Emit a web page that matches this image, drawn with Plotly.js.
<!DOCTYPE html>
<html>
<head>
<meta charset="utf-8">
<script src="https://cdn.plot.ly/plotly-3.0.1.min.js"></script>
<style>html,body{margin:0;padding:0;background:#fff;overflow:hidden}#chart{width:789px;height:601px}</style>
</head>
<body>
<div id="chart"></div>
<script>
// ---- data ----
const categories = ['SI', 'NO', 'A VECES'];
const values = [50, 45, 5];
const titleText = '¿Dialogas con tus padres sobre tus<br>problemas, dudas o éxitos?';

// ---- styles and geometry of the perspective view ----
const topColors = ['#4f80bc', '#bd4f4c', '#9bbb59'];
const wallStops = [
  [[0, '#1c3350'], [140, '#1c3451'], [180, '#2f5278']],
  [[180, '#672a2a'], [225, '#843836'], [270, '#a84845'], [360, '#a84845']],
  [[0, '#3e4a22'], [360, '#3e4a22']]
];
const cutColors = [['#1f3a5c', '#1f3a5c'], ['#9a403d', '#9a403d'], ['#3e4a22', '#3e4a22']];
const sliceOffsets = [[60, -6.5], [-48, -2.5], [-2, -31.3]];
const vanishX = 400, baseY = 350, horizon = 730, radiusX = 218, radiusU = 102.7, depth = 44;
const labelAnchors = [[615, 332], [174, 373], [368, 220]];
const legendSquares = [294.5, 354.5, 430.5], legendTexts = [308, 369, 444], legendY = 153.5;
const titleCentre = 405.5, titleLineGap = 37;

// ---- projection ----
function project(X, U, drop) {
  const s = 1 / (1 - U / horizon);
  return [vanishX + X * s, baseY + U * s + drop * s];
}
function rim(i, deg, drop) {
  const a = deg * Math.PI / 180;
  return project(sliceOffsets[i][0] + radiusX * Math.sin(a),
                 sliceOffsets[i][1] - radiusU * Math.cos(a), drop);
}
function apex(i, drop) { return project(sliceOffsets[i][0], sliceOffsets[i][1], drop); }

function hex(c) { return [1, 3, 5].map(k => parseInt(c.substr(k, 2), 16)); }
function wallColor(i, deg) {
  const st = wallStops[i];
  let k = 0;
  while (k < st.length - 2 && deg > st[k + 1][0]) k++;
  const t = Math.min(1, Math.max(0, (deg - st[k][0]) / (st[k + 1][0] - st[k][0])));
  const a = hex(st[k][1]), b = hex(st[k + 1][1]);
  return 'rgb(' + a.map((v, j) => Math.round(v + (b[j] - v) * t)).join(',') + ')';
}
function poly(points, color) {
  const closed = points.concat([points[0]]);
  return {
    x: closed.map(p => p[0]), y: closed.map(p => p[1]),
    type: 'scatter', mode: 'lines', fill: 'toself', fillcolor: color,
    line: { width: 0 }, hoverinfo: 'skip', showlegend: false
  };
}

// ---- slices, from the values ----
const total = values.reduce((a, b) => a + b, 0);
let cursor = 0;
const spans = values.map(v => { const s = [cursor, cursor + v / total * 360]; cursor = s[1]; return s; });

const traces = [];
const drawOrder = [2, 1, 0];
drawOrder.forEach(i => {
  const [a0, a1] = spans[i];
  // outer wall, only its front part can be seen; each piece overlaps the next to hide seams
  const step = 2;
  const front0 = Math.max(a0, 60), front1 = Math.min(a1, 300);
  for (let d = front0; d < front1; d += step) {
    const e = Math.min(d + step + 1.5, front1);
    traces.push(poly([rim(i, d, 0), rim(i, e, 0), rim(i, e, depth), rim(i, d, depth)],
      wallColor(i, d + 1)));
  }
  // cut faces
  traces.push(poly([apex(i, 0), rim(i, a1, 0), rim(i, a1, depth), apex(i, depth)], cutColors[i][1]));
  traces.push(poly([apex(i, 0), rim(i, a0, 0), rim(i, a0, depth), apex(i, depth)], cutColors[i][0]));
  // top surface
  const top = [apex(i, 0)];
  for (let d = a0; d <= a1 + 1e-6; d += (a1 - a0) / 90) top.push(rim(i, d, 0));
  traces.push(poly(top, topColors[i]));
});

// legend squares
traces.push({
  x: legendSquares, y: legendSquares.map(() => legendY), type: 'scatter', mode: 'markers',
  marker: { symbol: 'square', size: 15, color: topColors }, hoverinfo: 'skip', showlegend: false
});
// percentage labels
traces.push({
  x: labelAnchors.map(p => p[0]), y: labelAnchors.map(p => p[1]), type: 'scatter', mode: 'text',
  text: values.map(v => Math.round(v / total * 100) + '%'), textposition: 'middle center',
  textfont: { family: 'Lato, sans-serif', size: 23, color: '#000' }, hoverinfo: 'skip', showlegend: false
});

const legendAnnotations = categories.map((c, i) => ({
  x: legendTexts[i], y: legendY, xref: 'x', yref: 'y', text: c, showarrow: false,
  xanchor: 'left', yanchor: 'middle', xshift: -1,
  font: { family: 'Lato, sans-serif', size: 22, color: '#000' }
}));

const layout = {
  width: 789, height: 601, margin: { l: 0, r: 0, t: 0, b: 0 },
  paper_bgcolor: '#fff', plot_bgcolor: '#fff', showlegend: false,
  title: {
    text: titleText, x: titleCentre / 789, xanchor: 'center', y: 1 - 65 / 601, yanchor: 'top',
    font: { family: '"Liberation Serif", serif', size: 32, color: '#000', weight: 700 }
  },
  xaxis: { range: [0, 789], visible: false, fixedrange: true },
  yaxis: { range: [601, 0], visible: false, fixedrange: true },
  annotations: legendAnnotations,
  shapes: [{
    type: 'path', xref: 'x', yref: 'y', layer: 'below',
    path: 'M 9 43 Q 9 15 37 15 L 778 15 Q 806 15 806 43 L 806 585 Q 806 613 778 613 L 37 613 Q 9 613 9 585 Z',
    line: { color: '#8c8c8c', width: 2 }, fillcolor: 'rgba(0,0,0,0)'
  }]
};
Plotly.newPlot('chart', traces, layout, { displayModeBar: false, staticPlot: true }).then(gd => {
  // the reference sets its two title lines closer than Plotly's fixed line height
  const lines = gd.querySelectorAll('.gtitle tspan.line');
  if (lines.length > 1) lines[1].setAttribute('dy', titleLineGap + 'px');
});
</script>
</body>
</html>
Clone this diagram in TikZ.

══════

[Work to complete]: Restate the listing in full, word for word.

[Solved exercise]:
Emit a web page that matches this image, drawn with Plotly.js.
<!DOCTYPE html>
<html>
<head>
<meta charset="utf-8">
<script src="https://cdn.plot.ly/plotly-3.0.1.min.js"></script>
<style>html,body{margin:0;padding:0;background:#fff;overflow:hidden}#chart{width:789px;height:601px}</style>
</head>
<body>
<div id="chart"></div>
<script>
// ---- data ----
const categories = ['SI', 'NO', 'A VECES'];
const values = [50, 45, 5];
const titleText = '¿Dialogas con tus padres sobre tus<br>problemas, dudas o éxitos?';

// ---- styles and geometry of the perspective view ----
const topColors = ['#4f80bc', '#bd4f4c', '#9bbb59'];
const wallStops = [
  [[0, '#1c3350'], [140, '#1c3451'], [180, '#2f5278']],
  [[180, '#672a2a'], [225, '#843836'], [270, '#a84845'], [360, '#a84845']],
  [[0, '#3e4a22'], [360, '#3e4a22']]
];
const cutColors = [['#1f3a5c', '#1f3a5c'], ['#9a403d', '#9a403d'], ['#3e4a22', '#3e4a22']];
const sliceOffsets = [[60, -6.5], [-48, -2.5], [-2, -31.3]];
const vanishX = 400, baseY = 350, horizon = 730, radiusX = 218, radiusU = 102.7, depth = 44;
const labelAnchors = [[615, 332], [174, 373], [368, 220]];
const legendSquares = [294.5, 354.5, 430.5], legendTexts = [308, 369, 444], legendY = 153.5;
const titleCentre = 405.5, titleLineGap = 37;

// ---- projection ----
function project(X, U, drop) {
  const s = 1 / (1 - U / horizon);
  return [vanishX + X * s, baseY + U * s + drop * s];
}
function rim(i, deg, drop) {
  const a = deg * Math.PI / 180;
  return project(sliceOffsets[i][0] + radiusX * Math.sin(a),
                 sliceOffsets[i][1] - radiusU * Math.cos(a), drop);
}
function apex(i, drop) { return project(sliceOffsets[i][0], sliceOffsets[i][1], drop); }

function hex(c) { return [1, 3, 5].map(k => parseInt(c.substr(k, 2), 16)); }
function wallColor(i, deg) {
  const st = wallStops[i];
  let k = 0;
  while (k < st.length - 2 && deg > st[k + 1][0]) k++;
  const t = Math.min(1, Math.max(0, (deg - st[k][0]) / (st[k + 1][0] - st[k][0])));
  const a = hex(st[k][1]), b = hex(st[k + 1][1]);
  return 'rgb(' + a.map((v, j) => Math.round(v + (b[j] - v) * t)).join(',') + ')';
}
function poly(points, color) {
  const closed = points.concat([points[0]]);
  return {
    x: closed.map(p => p[0]), y: closed.map(p => p[1]),
    type: 'scatter', mode: 'lines', fill: 'toself', fillcolor: color,
    line: { width: 0 }, hoverinfo: 'skip', showlegend: false
  };
}

// ---- slices, from the values ----
const total = values.reduce((a, b) => a + b, 0);
let cursor = 0;
const spans = values.map(v => { const s = [cursor, cursor + v / total * 360]; cursor = s[1]; return s; });

const traces = [];
const drawOrder = [2, 1, 0];
drawOrder.forEach(i => {
  const [a0, a1] = spans[i];
  // outer wall, only its front part can be seen; each piece overlaps the next to hide seams
  const step = 2;
  const front0 = Math.max(a0, 60), front1 = Math.min(a1, 300);
  for (let d = front0; d < front1; d += step) {
    const e = Math.min(d + step + 1.5, front1);
    traces.push(poly([rim(i, d, 0), rim(i, e, 0), rim(i, e, depth), rim(i, d, depth)],
      wallColor(i, d + 1)));
  }
  // cut faces
  traces.push(poly([apex(i, 0), rim(i, a1, 0), rim(i, a1, depth), apex(i, depth)], cutColors[i][1]));
  traces.push(poly([apex(i, 0), rim(i, a0, 0), rim(i, a0, depth), apex(i, depth)], cutColors[i][0]));
  // top surface
  const top = [apex(i, 0)];
  for (let d = a0; d <= a1 + 1e-6; d += (a1 - a0) / 90) top.push(rim(i, d, 0));
  traces.push(poly(top, topColors[i]));
});

// legend squares
traces.push({
  x: legendSquares, y: legendSquares.map(() => legendY), type: 'scatter', mode: 'markers',
  marker: { symbol: 'square', size: 15, color: topColors }, hoverinfo: 'skip', showlegend: false
});
// percentage labels
traces.push({
  x: labelAnchors.map(p => p[0]), y: labelAnchors.map(p => p[1]), type: 'scatter', mode: 'text',
  text: values.map(v => Math.round(v / total * 100) + '%'), textposition: 'middle center',
  textfont: { family: 'Lato, sans-serif', size: 23, color: '#000' }, hoverinfo: 'skip', showlegend: false
});

const legendAnnotations = categories.map((c, i) => ({
  x: legendTexts[i], y: legendY, xref: 'x', yref: 'y', text: c, showarrow: false,
  xanchor: 'left', yanchor: 'middle', xshift: -1,
  font: { family: 'Lato, sans-serif', size: 22, color: '#000' }
}));

const layout = {
  width: 789, height: 601, margin: { l: 0, r: 0, t: 0, b: 0 },
  paper_bgcolor: '#fff', plot_bgcolor: '#fff', showlegend: false,
  title: {
    text: titleText, x: titleCentre / 789, xanchor: 'center', y: 1 - 65 / 601, yanchor: 'top',
    font: { family: '"Liberation Serif", serif', size: 32, color: '#000', weight: 700 }
  },
  xaxis: { range: [0, 789], visible: false, fixedrange: true },
  yaxis: { range: [601, 0], visible: false, fixedrange: true },
  annotations: legendAnnotations,
  shapes: [{
    type: 'path', xref: 'x', yref: 'y', layer: 'below',
    path: 'M 9 43 Q 9 15 37 15 L 778 15 Q 806 15 806 43 L 806 585 Q 806 613 778 613 L 37 613 Q 9 613 9 585 Z',
    line: { color: '#8c8c8c', width: 2 }, fillcolor: 'rgba(0,0,0,0)'
  }]
};
Plotly.newPlot('chart', traces, layout, { displayModeBar: false, staticPlot: true }).then(gd => {
  // the reference sets its two title lines closer than Plotly's fixed line height
  const lines = gd.querySelectorAll('.gtitle tspan.line');
  if (lines.length > 1) lines[1].setAttribute('dy', titleLineGap + 'px');
});
</script>
</body>
</html>
Clone this diagram in TikZ.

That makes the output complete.